Die Büsche beten Litanein,
Glühwürmchen hangt, das regungslose,
dort wie ein ewiges Licht hinein;
und eine kleine weiße Rose
trägt einen roten Heiligenschein.
(Rainer Maria Rilke)
Ein Sommerabend
Ein lauer Sommerabend

Wohlig wärmen die letzten Sonnenstrahlen
des Tages meine Haut
Alles scheint so stimmig zu sein

Aufgepeitscht durch die Hitze
Spielen die Hormone verrückt
Ein Gefühl nach Nähe, Berührungen
Und nach Zärtlichkeit
entwickelt sich unmerklich

Mit der Zeit
wird es drängender, fordernd
e s w i l l

Ich will

Dann ist es die Dämmerung
die mir die Sinne verwirrt
Viel zu schön
ist der Abend, die Nacht

Kein Gefühl von Müdigkeit
Ich möchte mich spüren
Ohne Vernunft
Ohne Wenn und Aber…

Sitze da und träume
Die Stunden verfliegen
Der Morgen schickt schon erste Grüsse

Irgendwann mache mich bereit
nach Hause zu gehen
Um mit ungestillter Sehnsucht
Ins Reich der Träume
zu entgleiten.
(Sonja Klaunzer)

An einem schönen Sommerabende
Lieblich senkt die Sonne sich,
Alles freut sich wonniglich
In des Abends Kühle!
Du gibst jedem Freud und Rast,
Labst ihn nach des Tages Last
Und des Tages Schwüle.

Horch, es lockt die Nachtigall,
Und des Echos Widerhall
Doppelt ihre Lieder!
Und das Lämmchen hüpft im Tal,
Freude ist jetzt überall,
Wonne senkt sich nieder!

Wonne in des Menschen Brust,
Der der Freud ist sich bewusst,
Die ihm Gott gegeben,
Die du jedem Menschen schufst,
Den aus nichts hervor du rufst´
Auf zum ew’gen Leben.
(Theodor Storm)

Text
Stille, Einsamkeit.

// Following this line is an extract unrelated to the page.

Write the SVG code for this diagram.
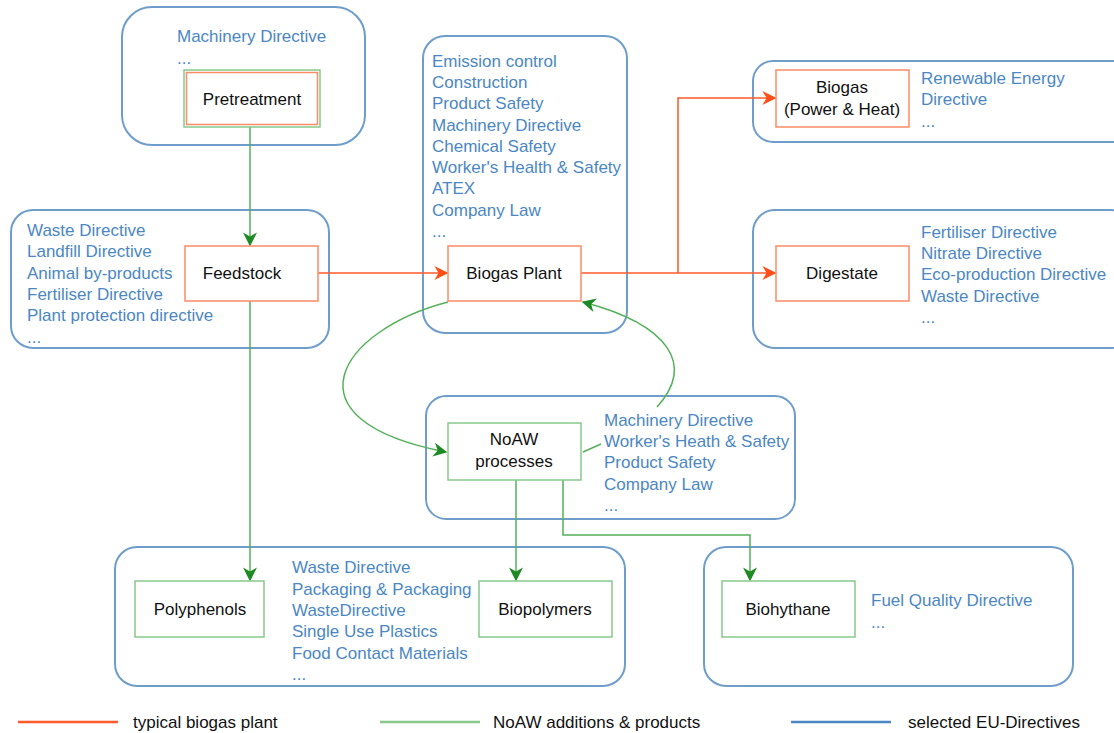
<svg xmlns="http://www.w3.org/2000/svg" width="1114" height="733" viewBox="0 0 1114 733">
<style>
.grp{fill:#fff;stroke:#6f9dcb;stroke-width:2}
.ob{fill:#fff;stroke:#ff8a66;stroke-width:1.5}
.gb{fill:#fff;stroke:#86c98a;stroke-width:1.5}
.lbl{font-family:"Liberation Sans",Arial,sans-serif;font-size:17px;fill:#111}
.dir{font-family:"Liberation Sans",Arial,sans-serif;font-size:17px;fill:#4b87c3}
.leg{font-family:"Liberation Sans",Arial,sans-serif;font-size:17px;fill:#111}
.ol{fill:none;stroke:#ff5a2b;stroke-width:1.5}
.gl{fill:none;stroke:#55b05a;stroke-width:1.5}
</style>
<defs>
<marker id="ao" viewBox="0 0 10 10" refX="9" refY="5" markerWidth="14" markerHeight="14" markerUnits="userSpaceOnUse" orient="auto"><path d="M0,0 L10,5 L0,10 L3,5 z" fill="#ff4e17"/></marker>
<marker id="ag" viewBox="0 0 10 10" refX="9" refY="5" markerWidth="14" markerHeight="14" markerUnits="userSpaceOnUse" orient="auto"><path d="M0,0 L10,5 L0,10 L3,5 z" fill="#1e8a24"/></marker>
</defs>
<rect width="1114" height="733" fill="#fff"/>

<g id="pretreatment-group">
<rect class="grp" x="122" y="7" width="243" height="138" rx="30"/>
<text class="dir" x="177" y="42">Machinery Directive</text>
<text class="dir" x="177" y="64">...</text>
</g>
<g id="feedstock-group">
<rect class="grp" x="11" y="210" width="318" height="138" rx="22"/>
<text class="dir" x="27" y="236">Waste Directive</text>
<text class="dir" x="27" y="257">Landfill Directive</text>
<text class="dir" x="27" y="279">Animal by-products</text>
<text class="dir" x="27" y="300">Fertiliser Directive</text>
<text class="dir" x="27" y="321">Plant protection directive</text>
<text class="dir" x="27" y="343">...</text>
</g>
<g id="biogas-plant-group">
<rect class="grp" x="423" y="36" width="204" height="297" rx="22"/>
<text class="dir" x="432" y="67">Emission control</text>
<text class="dir" x="432" y="88">Construction</text>
<text class="dir" x="432" y="109">Product Safety</text>
<text class="dir" x="432" y="131">Machinery Directive</text>
<text class="dir" x="432" y="152">Chemical Safety</text>
<text class="dir" x="432" y="173">Worker's Health &amp; Safety</text>
<text class="dir" x="432" y="194">ATEX</text>
<text class="dir" x="432" y="216">Company Law</text>
<text class="dir" x="432" y="237">...</text>
</g>
<g id="biogas-power-group">
<rect class="grp" x="753" y="61" width="380" height="81" rx="20"/>
<text class="dir" x="921" y="84">Renewable Energy</text>
<text class="dir" x="921" y="105">Directive</text>
<text class="dir" x="921" y="127">...</text>
</g>
<g id="digestate-group">
<rect class="grp" x="753" y="210" width="380" height="138" rx="22"/>
<text class="dir" x="921" y="238">Fertiliser Directive</text>
<text class="dir" x="921" y="259">Nitrate Directive</text>
<text class="dir" x="921" y="280">Eco-production Directive</text>
<text class="dir" x="921" y="302">Waste Directive</text>
<text class="dir" x="921" y="323">...</text>
</g>
<g id="noaw-group">
<rect class="grp" x="426" y="396" width="369" height="123" rx="20"/>
<text class="dir" x="604" y="426">Machinery Directive</text>
<text class="dir" x="604" y="447">Worker's Heath &amp; Safety</text>
<text class="dir" x="604" y="468">Product Safety</text>
<text class="dir" x="604" y="490">Company Law</text>
<text class="dir" x="604" y="511">...</text>
</g>
<g id="products-group">
<rect class="grp" x="115" y="547" width="510" height="139" rx="22"/>
<text class="dir" x="292" y="573">Waste Directive</text>
<text class="dir" x="292" y="595">Packaging &amp; Packaging</text>
<text class="dir" x="292" y="616">WasteDirective</text>
<text class="dir" x="292" y="637">Single Use Plastics</text>
<text class="dir" x="292" y="659">Food Contact Materials</text>
<text class="dir" x="292" y="680">...</text>
</g>
<g id="biohythane-group">
<rect class="grp" x="704" y="547" width="369" height="139" rx="22"/>
<text class="dir" x="871" y="606">Fuel Quality Directive</text>
<text class="dir" x="871" y="628">...</text>
</g>

<g id="connectors">
<line class="gl" x1="250" y1="127" x2="250" y2="245" marker-end="url(#ag)"/>
<line class="ol" x1="318" y1="273" x2="447" y2="273" marker-end="url(#ao)"/>
<line class="ol" x1="581" y1="273" x2="775" y2="273" marker-end="url(#ao)"/>
<polyline class="ol" points="678,273 678,98 775,98" marker-end="url(#ao)"/>
<line class="gl" x1="250" y1="301" x2="250" y2="580" marker-end="url(#ag)"/>
<path class="gl" d="M448,302 C340,330 280,420 446,452" marker-end="url(#ag)"/>
<path class="gl" d="M657,407 C695,365 670,325 583,302" marker-end="url(#ag)"/>
<line class="gl" x1="583" y1="452" x2="601" y2="444"/>
<line class="gl" x1="516" y1="480" x2="516" y2="580" marker-end="url(#ag)"/>
<polyline class="gl" points="563,480 563,535 750,535 750,580" marker-end="url(#ag)"/>
</g>

<g id="pretreatment">
<rect class="gb" x="184" y="70" width="136" height="57"/>
<rect class="ob" x="186.5" y="72.5" width="131" height="52"/>
<text class="lbl" x="252" y="105" text-anchor="middle">Pretreatment</text>
</g>
<g id="feedstock">
<rect class="ob" x="185" y="246" width="133" height="55"/>
<text class="lbl" x="242" y="279" text-anchor="middle">Feedstock</text>
</g>
<g id="biogas-plant">
<rect class="ob" x="448" y="246" width="133" height="55"/>
<text class="lbl" x="514" y="279" text-anchor="middle">Biogas Plant</text>
</g>
<g id="biogas-power">
<rect class="ob" x="776" y="70" width="133" height="57"/>
<text class="lbl" x="842" y="93" text-anchor="middle">Biogas</text>
<text class="lbl" x="842" y="115" text-anchor="middle">(Power &amp; Heat)</text>
</g>
<g id="digestate">
<rect class="ob" x="776" y="246" width="133" height="55"/>
<text class="lbl" x="842" y="279" text-anchor="middle">Digestate</text>
</g>
<g id="noaw">
<rect class="gb" x="448" y="423" width="133" height="57"/>
<text class="lbl" x="514" y="445" text-anchor="middle">NoAW</text>
<text class="lbl" x="514" y="467" text-anchor="middle">processes</text>
</g>
<g id="polyphenols">
<rect class="gb" x="135" y="581" width="129" height="56"/>
<text class="lbl" x="200" y="615" text-anchor="middle">Polyphenols</text>
</g>
<g id="biopolymers">
<rect class="gb" x="479" y="581" width="133" height="56"/>
<text class="lbl" x="545" y="615" text-anchor="middle">Biopolymers</text>
</g>
<g id="biohythane">
<rect class="gb" x="722" y="581" width="133" height="56"/>
<text class="lbl" x="788" y="615" text-anchor="middle">Biohythane</text>
</g>

<g id="legend">
<line x1="18" y1="722" x2="118" y2="722" stroke="#ff5a2b" stroke-width="2.5"/>
<text class="leg" x="133" y="728">typical biogas plant</text>
<line x1="380" y1="722" x2="480" y2="722" stroke="#86c98a" stroke-width="2.5"/>
<text class="leg" x="493" y="728">NoAW additions &amp; products</text>
<line x1="791" y1="722" x2="891" y2="722" stroke="#4b87c3" stroke-width="2.5"/>
<text class="leg" x="908" y="728">selected EU-Directives</text>
</g>
</svg>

Ein Baum. Allein, abseits von dem kleinen Wäldchen. Vor dem Baum eine Gestalt, aufrecht sitzend.

Haiku
Des Sommers Abend in meinen Augen zu früh zur Nacht geworden

Musik langsam ausblenden
Wir lassen noch 2-3 Minuten, dann stimmen wir nochmals „Schweige und höre“ an

Schweige und höre

Agape- oder Abendmahl-Liturgie

Mitteilungen
Ihr seid alle noch zur Teilet und zu einem Glas Bier eingeladen.
Der nächste Gottesdienst findet am 21. September statt. Da fällt mir noch ein Witz aus meiner Kinderzeit ein: Was ist eine doppelte Lüge? Wenn ein Deutsches Mädchen singt „ich bin ein Schweizer Knab“. Unser Septembergottesdienst findet nämlich traditionell am Eydgenössischen Dankch- Buss und Bet-Tag statt und wird von unserer Deutschen Pfarrerin Anja geleitet. Ich werde dann leider an einer Veranstaltung in der Innerschweiz sein, Aber ihr solltet Euch das nicht engehen lassen!

Segen
Im Kreis, Hände geben
Das Licht der Vergebung erhelle uns den Weg
der Baum des Friedens gebe uns den Schatten
die Welle der Liebe trage uns über das Meer
die Kraft der Verwurzelung lasse uns beweglich sein
Gottes Segen fliesse durch unsere Hände und Füsse, damit wir, von Gott gesegnet, für andere ein Segen sind.